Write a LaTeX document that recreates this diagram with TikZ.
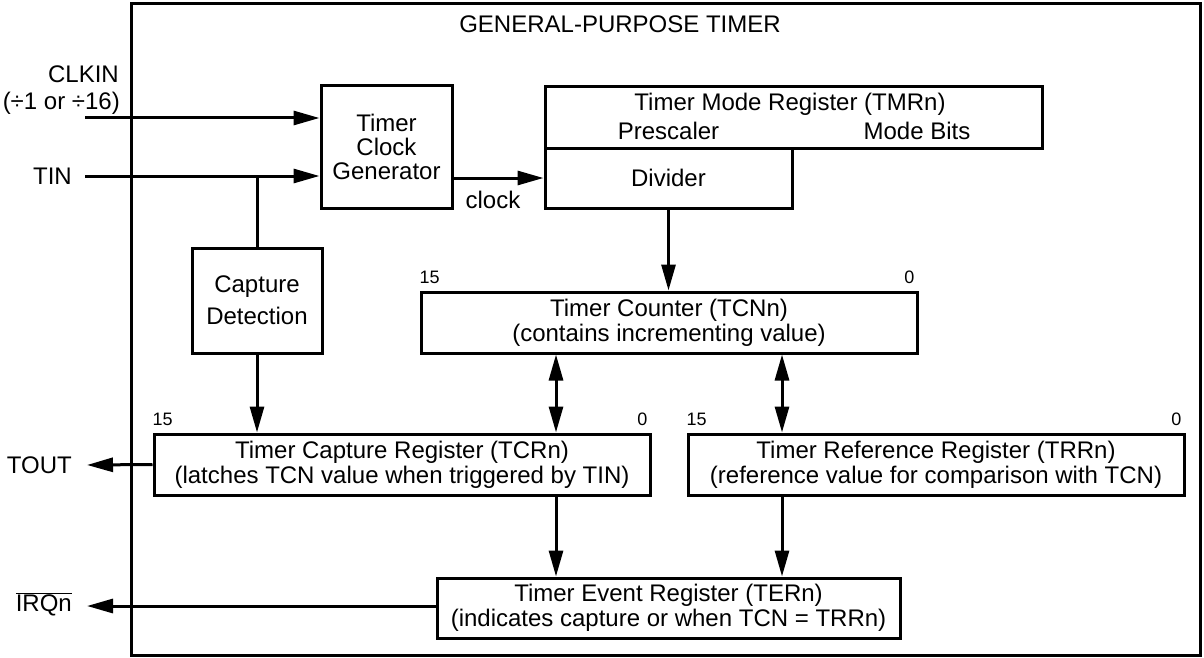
\documentclass[tikz,border=0pt]{standalone}
\usepackage{fontspec}
\setmainfont{Liberation Sans}
\usetikzlibrary{arrows.meta}
\tikzset{
  lw/.style={line width=3pt},
  box/.style={draw, lw, inner sep=0pt, align=center, font=\fontsize{24}{25}\selectfont},
  txt/.style={inner sep=0pt, align=center, font=\fontsize{24}{25}\selectfont},
  bit/.style={inner sep=0pt, font=\fontsize{18}{19}\selectfont},
  arr/.style={lw, -{Triangle[length=26pt,width=14pt]}},
  darr/.style={lw, {Triangle[length=26pt,width=14pt]}-{Triangle[length=26pt,width=14pt]}},
  wire/.style={lw}
}
\begin{document}
\begin{tikzpicture}[x=1pt,y=1pt]
\useasboundingbox (0,0) rectangle (1204,-658);
% outer frame
\node[draw, lw, inner sep=0pt, minimum width=1069pt, minimum height=651pt] (frame) at (665.5,-329.5) {};
\node[txt] (title) at (620,-24) {GENERAL-PURPOSE TIMER};

% boxes
\node[box, minimum width=131pt, minimum height=122pt, font=\fontsize{24}{24}\selectfont] (tcg) at (386.5,-147) {Timer\\Clock\\Generator};
\node[box, minimum width=130pt, minimum height=105pt, font=\fontsize{24}{32}\selectfont] (cap) at (257,-300.5) {Capture\\Detection};
\node[box, minimum width=497pt, minimum height=61pt] (tmr) at (793.5,-117.5) {};
\node[box, minimum width=247pt, minimum height=60pt] (div) at (668.5,-178) {Divider};
\node[box, minimum width=496pt, minimum height=61pt] (tcn) at (669,-322.5) {Timer Counter (TCNn)\\(contains incrementing value)};
\node[box, minimum width=496pt, minimum height=61pt] (tcr) at (402,-464.5) {Timer Capture Register (TCRn)\\(latches TCN value when triggered by TIN)};
\node[box, minimum width=496pt, minimum height=61pt] (trr) at (936,-464.5) {Timer Reference Register (TRRn)\\(reference value for comparison with TCN)};
\node[box, minimum width=463pt, minimum height=60pt] (ter) at (668.5,-608) {Timer Event Register (TERn)\\(indicates capture or when TCN = TRRn)};

% TMR texts
\node[txt] (tmrt) at (790,-104) {Timer Mode Register (TMRn)};
\node[txt] (pre) at (668.5,-131) {Prescaler};
\node[txt] (mode) at (917,-131) {Mode Bits};

% bit labels
\node[bit, anchor=south west] (tcn15) at ([yshift=7pt]tcn.north west) {15};
\node[bit, anchor=south east] (tcn0) at ([xshift=-4pt,yshift=7pt]tcn.north east) {0};
\node[bit, anchor=south west] (tcr15) at ([yshift=7pt]tcr.north west) {15};
\node[bit, anchor=south east] (tcr0) at ([xshift=-4pt,yshift=7pt]tcr.north east) {0};
\node[bit, anchor=south west] (trr15) at ([yshift=7pt]trr.north west) {15};
\node[bit, anchor=south east] (trr0) at ([xshift=-4pt,yshift=7pt]trr.north east) {0};

% pin labels
\node[txt, anchor=east] (clkin) at (119,-74) {CLKIN};
\node[txt, anchor=east] (div16) at (120,-103) {(÷1 or ÷16)};
\node[txt, anchor=east] (tin) at (72,-176) {TIN};
\node[txt, anchor=east] (tout) at (72,-465) {TOUT};
\node[txt, anchor=east] (irq) at (72,-604) {$\overline{\mbox{IRQn}}$};
\node[txt] (clk) at (493,-200) {clock};

% free ends
\coordinate (clkinend) at (85,-118);
\coordinate (tinend) at (85,-176);
\coordinate (toutend) at (87,-465);
\coordinate (irqend) at (87,-606);
\coordinate (xa) at (556,0);
\coordinate (xb) at (782,0);

% connectors
\draw[arr] (clkinend) -- (clkinend -| tcg.west);
\draw[arr] (tinend) -- (tinend -| tcg.west);
\draw[wire] (cap.north) -- (cap.north |- tinend);
\draw[arr] (cap.south) -- (cap.south |- tcr.north);
\draw[arr] (div.west -| tcg.east) -- (div.west);
\draw[arr] (div.south) -- (div.south |- tcn.north);
\draw[darr] (tcn.south -| xa) -- (tcr.north -| xa);
\draw[darr] (tcn.south -| xb) -- (trr.north -| xb);
\draw[arr] (tcr.south -| xa) -- (ter.north -| xa);
\draw[arr] (trr.south -| xb) -- (ter.north -| xb);
\draw[arr] (tcr.west) -- (toutend);
\draw[arr] (irqend -| ter.west) -- (irqend);
\end{tikzpicture}
\end{document}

* Do this *
Each line of the material must be retyped exactly, except that images are omitted.

* The response *
Write a LaTeX document that recreates this diagram with TikZ.
\documentclass[tikz,border=0pt]{standalone}
\usepackage{fontspec}
\setmainfont{Liberation Sans}
\usetikzlibrary{arrows.meta}
\tikzset{
  lw/.style={line width=3pt},
  box/.style={draw, lw, inner sep=0pt, align=center, font=\fontsize{24}{25}\selectfont},
  txt/.style={inner sep=0pt, align=center, font=\fontsize{24}{25}\selectfont},
  bit/.style={inner sep=0pt, font=\fontsize{18}{19}\selectfont},
  arr/.style={lw, -{Triangle[length=26pt,width=14pt]}},
  darr/.style={lw, {Triangle[length=26pt,width=14pt]}-{Triangle[length=26pt,width=14pt]}},
  wire/.style={lw}
}
\begin{document}
\begin{tikzpicture}[x=1pt,y=1pt]
\useasboundingbox (0,0) rectangle (1204,-658);
% outer frame
\node[draw, lw, inner sep=0pt, minimum width=1069pt, minimum height=651pt] (frame) at (665.5,-329.5) {};
\node[txt] (title) at (620,-24) {GENERAL-PURPOSE TIMER};

% boxes
\node[box, minimum width=131pt, minimum height=122pt, font=\fontsize{24}{24}\selectfont] (tcg) at (386.5,-147) {Timer\\Clock\\Generator};
\node[box, minimum width=130pt, minimum height=105pt, font=\fontsize{24}{32}\selectfont] (cap) at (257,-300.5) {Capture\\Detection};
\node[box, minimum width=497pt, minimum height=61pt] (tmr) at (793.5,-117.5) {};
\node[box, minimum width=247pt, minimum height=60pt] (div) at (668.5,-178) {Divider};
\node[box, minimum width=496pt, minimum height=61pt] (tcn) at (669,-322.5) {Timer Counter (TCNn)\\(contains incrementing value)};
\node[box, minimum width=496pt, minimum height=61pt] (tcr) at (402,-464.5) {Timer Capture Register (TCRn)\\(latches TCN value when triggered by TIN)};
\node[box, minimum width=496pt, minimum height=61pt] (trr) at (936,-464.5) {Timer Reference Register (TRRn)\\(reference value for comparison with TCN)};
\node[box, minimum width=463pt, minimum height=60pt] (ter) at (668.5,-608) {Timer Event Register (TERn)\\(indicates capture or when TCN = TRRn)};

% TMR texts
\node[txt] (tmrt) at (790,-104) {Timer Mode Register (TMRn)};
\node[txt] (pre) at (668.5,-131) {Prescaler};
\node[txt] (mode) at (917,-131) {Mode Bits};

% bit labels
\node[bit, anchor=south west] (tcn15) at ([yshift=7pt]tcn.north west) {15};
\node[bit, anchor=south east] (tcn0) at ([xshift=-4pt,yshift=7pt]tcn.north east) {0};
\node[bit, anchor=south west] (tcr15) at ([yshift=7pt]tcr.north west) {15};
\node[bit, anchor=south east] (tcr0) at ([xshift=-4pt,yshift=7pt]tcr.north east) {0};
\node[bit, anchor=south west] (trr15) at ([yshift=7pt]trr.north west) {15};
\node[bit, anchor=south east] (trr0) at ([xshift=-4pt,yshift=7pt]trr.north east) {0};

% pin labels
\node[txt, anchor=east] (clkin) at (119,-74) {CLKIN};
\node[txt, anchor=east] (div16) at (120,-103) {(÷1 or ÷16)};
\node[txt, anchor=east] (tin) at (72,-176) {TIN};
\node[txt, anchor=east] (tout) at (72,-465) {TOUT};
\node[txt, anchor=east] (irq) at (72,-604) {$\overline{\mbox{IRQn}}$};
\node[txt] (clk) at (493,-200) {clock};

% free ends
\coordinate (clkinend) at (85,-118);
\coordinate (tinend) at (85,-176);
\coordinate (toutend) at (87,-465);
\coordinate (irqend) at (87,-606);
\coordinate (xa) at (556,0);
\coordinate (xb) at (782,0);

% connectors
\draw[arr] (clkinend) -- (clkinend -| tcg.west);
\draw[arr] (tinend) -- (tinend -| tcg.west);
\draw[wire] (cap.north) -- (cap.north |- tinend);
\draw[arr] (cap.south) -- (cap.south |- tcr.north);
\draw[arr] (div.west -| tcg.east) -- (div.west);
\draw[arr] (div.south) -- (div.south |- tcn.north);
\draw[darr] (tcn.south -| xa) -- (tcr.north -| xa);
\draw[darr] (tcn.south -| xb) -- (trr.north -| xb);
\draw[arr] (tcr.south -| xa) -- (ter.north -| xa);
\draw[arr] (trr.south -| xb) -- (ter.north -| xb);
\draw[arr] (tcr.west) -- (toutend);
\draw[arr] (irqend -| ter.west) -- (irqend);
\end{tikzpicture}
\end{document}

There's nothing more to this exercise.